→ Record extracts:
[Start]

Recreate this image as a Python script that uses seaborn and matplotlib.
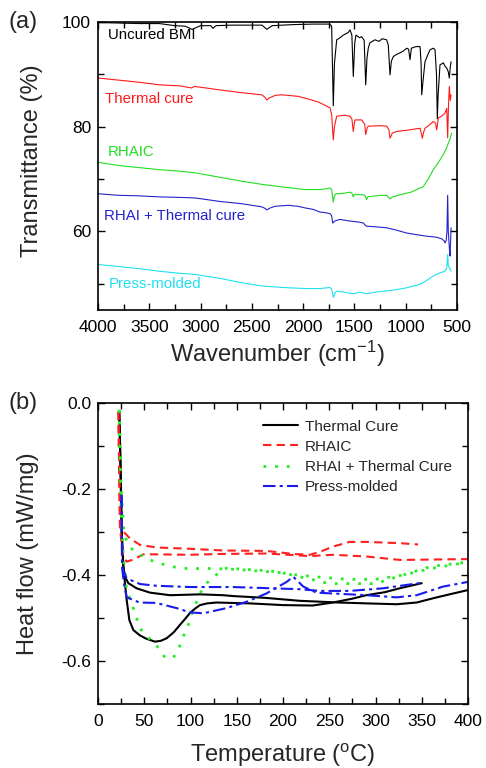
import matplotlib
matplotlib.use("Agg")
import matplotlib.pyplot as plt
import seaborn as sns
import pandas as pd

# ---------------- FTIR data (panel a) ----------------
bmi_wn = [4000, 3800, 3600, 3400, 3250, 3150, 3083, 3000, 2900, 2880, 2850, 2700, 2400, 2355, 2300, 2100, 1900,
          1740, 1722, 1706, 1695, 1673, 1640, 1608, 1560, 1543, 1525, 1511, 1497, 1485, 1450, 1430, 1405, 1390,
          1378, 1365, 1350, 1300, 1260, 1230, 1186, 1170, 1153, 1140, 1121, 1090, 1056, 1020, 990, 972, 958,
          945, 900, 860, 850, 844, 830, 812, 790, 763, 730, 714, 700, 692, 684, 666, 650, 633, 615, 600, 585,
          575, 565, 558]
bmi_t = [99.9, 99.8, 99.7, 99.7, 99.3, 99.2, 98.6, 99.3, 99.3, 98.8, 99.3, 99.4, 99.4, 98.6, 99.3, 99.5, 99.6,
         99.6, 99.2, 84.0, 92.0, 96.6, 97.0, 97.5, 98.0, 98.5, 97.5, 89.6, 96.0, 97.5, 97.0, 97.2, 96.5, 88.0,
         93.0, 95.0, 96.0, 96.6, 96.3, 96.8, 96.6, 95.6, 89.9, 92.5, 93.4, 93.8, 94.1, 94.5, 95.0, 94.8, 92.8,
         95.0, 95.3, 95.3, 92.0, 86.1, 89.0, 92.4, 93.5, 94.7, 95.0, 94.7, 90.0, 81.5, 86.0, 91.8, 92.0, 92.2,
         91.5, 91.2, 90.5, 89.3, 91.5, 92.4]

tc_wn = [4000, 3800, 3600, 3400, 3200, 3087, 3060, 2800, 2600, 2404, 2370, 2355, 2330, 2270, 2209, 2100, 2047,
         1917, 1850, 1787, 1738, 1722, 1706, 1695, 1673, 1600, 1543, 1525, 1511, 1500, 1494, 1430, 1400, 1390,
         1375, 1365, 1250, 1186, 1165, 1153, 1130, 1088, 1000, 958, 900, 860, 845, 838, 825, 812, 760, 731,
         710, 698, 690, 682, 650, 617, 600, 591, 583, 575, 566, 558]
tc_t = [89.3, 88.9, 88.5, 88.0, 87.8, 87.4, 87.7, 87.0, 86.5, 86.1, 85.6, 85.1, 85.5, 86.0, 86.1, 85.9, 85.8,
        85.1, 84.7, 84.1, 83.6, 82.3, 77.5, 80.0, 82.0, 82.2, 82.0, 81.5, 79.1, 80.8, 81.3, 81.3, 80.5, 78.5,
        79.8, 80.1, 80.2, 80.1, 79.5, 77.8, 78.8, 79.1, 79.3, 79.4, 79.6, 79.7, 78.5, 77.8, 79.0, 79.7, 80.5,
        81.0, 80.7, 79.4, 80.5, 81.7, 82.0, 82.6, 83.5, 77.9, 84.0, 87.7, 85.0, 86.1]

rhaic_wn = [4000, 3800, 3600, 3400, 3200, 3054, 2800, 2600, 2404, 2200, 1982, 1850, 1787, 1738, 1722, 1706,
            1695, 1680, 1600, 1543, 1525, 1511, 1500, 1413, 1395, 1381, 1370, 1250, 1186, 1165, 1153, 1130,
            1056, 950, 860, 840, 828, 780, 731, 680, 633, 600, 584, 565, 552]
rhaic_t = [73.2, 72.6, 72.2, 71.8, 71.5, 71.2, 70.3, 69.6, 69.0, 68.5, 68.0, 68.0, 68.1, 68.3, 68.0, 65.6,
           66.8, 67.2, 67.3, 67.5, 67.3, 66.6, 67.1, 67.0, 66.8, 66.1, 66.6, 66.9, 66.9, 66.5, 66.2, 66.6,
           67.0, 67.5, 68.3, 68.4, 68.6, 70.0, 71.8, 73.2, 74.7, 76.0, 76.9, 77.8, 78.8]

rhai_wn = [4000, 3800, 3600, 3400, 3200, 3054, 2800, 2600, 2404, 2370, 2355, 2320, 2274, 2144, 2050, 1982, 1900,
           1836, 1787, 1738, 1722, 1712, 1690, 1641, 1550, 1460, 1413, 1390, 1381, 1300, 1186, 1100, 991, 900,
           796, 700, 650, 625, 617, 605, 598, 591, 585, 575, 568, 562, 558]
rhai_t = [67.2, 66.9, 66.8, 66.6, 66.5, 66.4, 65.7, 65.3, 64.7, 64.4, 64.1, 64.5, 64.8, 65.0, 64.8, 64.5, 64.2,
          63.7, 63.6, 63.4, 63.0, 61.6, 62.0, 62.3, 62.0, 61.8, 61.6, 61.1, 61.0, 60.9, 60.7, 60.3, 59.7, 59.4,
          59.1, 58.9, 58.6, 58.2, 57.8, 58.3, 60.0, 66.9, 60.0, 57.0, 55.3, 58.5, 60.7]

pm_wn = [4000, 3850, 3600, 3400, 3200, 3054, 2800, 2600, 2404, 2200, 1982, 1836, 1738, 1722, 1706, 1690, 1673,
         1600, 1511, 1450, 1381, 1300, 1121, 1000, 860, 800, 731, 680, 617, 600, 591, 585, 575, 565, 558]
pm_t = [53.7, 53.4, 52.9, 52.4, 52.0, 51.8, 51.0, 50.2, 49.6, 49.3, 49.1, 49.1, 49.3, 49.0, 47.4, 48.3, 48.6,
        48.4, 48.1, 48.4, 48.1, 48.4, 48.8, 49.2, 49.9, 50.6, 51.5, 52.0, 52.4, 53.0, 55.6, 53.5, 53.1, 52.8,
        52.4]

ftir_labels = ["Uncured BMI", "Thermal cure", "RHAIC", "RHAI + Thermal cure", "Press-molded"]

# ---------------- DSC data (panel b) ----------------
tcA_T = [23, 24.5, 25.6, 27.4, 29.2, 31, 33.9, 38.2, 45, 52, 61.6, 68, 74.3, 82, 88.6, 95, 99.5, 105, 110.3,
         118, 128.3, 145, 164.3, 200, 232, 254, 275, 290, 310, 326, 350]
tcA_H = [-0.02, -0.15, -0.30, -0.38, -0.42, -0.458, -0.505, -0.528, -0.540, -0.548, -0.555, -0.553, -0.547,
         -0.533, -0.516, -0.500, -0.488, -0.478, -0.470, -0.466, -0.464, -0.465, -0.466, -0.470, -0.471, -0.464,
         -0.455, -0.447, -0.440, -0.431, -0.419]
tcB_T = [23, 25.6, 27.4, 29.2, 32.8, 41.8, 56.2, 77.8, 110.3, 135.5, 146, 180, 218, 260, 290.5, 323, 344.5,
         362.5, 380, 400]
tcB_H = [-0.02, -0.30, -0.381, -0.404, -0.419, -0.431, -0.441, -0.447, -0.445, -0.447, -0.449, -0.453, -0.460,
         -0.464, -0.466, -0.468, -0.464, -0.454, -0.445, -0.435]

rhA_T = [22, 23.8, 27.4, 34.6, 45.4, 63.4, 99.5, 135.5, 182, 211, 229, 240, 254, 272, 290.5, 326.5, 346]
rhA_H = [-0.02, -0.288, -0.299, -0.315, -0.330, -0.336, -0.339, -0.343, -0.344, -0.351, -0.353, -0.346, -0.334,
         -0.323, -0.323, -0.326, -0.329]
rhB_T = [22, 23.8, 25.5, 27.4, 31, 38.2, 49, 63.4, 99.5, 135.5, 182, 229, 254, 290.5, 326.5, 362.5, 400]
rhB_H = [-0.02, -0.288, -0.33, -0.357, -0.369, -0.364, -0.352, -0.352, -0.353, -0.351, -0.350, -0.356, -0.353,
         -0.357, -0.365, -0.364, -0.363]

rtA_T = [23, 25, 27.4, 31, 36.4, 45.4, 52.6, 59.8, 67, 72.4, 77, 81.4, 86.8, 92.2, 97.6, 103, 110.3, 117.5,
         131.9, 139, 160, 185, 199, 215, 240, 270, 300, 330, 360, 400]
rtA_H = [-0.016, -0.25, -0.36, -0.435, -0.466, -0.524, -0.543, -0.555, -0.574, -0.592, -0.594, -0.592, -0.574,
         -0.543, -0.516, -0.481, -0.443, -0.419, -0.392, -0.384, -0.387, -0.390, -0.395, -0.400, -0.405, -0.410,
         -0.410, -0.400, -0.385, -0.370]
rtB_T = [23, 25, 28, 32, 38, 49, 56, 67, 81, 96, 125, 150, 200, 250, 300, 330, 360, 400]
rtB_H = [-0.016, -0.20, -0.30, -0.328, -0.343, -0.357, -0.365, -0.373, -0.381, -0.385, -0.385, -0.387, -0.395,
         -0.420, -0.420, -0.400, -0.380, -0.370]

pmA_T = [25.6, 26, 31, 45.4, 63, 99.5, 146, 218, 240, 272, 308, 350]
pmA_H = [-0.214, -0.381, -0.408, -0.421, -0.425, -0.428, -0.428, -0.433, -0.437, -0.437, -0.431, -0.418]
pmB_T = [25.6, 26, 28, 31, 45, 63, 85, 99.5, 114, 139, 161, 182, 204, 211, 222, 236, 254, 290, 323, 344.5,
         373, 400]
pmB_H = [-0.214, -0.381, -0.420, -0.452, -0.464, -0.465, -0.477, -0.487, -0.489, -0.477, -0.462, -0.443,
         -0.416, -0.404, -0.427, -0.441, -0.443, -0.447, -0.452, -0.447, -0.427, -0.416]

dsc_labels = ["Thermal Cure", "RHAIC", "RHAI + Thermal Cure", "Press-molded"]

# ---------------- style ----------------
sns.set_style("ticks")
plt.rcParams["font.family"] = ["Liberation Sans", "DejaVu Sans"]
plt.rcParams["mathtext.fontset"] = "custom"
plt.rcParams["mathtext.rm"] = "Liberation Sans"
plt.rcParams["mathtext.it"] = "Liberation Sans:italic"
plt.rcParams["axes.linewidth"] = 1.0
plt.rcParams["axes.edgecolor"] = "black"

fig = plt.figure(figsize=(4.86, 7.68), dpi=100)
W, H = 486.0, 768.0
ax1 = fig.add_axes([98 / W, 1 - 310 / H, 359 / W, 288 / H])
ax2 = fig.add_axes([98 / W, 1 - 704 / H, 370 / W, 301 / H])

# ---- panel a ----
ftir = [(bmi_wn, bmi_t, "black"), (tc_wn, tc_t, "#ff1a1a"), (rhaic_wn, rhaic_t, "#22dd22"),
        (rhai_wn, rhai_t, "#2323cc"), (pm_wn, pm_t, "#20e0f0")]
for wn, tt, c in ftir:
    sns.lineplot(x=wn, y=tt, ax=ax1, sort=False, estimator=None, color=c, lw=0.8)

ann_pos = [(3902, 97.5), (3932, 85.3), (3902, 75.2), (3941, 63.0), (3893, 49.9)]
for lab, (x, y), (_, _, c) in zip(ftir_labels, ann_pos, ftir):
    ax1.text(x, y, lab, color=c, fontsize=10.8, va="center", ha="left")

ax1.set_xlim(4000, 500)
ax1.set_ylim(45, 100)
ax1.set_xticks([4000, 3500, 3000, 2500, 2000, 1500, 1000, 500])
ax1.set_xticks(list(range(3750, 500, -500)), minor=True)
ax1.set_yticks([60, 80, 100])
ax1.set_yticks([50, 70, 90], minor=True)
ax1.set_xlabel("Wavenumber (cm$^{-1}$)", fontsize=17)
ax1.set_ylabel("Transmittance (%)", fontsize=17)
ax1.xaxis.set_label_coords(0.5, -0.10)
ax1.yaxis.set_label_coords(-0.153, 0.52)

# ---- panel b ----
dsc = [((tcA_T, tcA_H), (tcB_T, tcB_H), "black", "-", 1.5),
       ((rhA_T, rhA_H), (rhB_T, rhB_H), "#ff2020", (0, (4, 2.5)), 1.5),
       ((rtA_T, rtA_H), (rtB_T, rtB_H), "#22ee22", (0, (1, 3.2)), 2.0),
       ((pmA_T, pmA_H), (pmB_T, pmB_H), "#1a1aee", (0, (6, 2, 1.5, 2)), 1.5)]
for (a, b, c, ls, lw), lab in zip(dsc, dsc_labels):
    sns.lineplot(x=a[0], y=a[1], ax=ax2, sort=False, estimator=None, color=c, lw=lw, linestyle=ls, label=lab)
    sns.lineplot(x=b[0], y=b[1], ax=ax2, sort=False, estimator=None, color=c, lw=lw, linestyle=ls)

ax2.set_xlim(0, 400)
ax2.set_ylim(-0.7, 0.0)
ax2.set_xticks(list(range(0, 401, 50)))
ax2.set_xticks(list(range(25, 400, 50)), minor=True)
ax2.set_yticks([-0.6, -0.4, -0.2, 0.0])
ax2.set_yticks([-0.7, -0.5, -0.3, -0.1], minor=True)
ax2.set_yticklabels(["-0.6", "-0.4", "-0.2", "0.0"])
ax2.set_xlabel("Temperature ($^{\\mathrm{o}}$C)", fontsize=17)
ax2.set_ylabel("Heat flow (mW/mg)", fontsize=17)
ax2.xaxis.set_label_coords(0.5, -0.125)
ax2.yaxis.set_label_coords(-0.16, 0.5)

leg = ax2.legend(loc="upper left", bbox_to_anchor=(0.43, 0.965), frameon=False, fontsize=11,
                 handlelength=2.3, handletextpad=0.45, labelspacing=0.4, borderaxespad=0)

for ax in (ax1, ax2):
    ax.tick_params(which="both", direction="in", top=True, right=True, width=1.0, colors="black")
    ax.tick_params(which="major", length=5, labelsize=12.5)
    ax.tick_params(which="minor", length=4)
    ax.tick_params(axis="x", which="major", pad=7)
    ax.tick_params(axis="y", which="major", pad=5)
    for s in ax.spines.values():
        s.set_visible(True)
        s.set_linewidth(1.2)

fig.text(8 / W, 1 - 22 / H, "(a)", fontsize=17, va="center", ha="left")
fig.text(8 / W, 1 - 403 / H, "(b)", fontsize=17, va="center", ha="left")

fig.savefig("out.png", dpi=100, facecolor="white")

[End]
[Start]

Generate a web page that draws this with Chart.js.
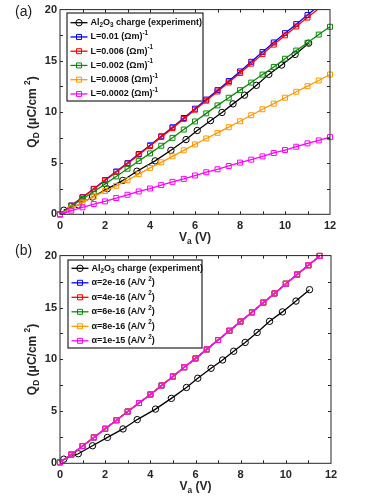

[End]

→ Prompt:
In the material above, show every line where the word "that" turns up.

→ Exercise output:
Recreate this image as a Python script that uses seaborn and matplotlib.
Generate a web page that draws this with Chart.js.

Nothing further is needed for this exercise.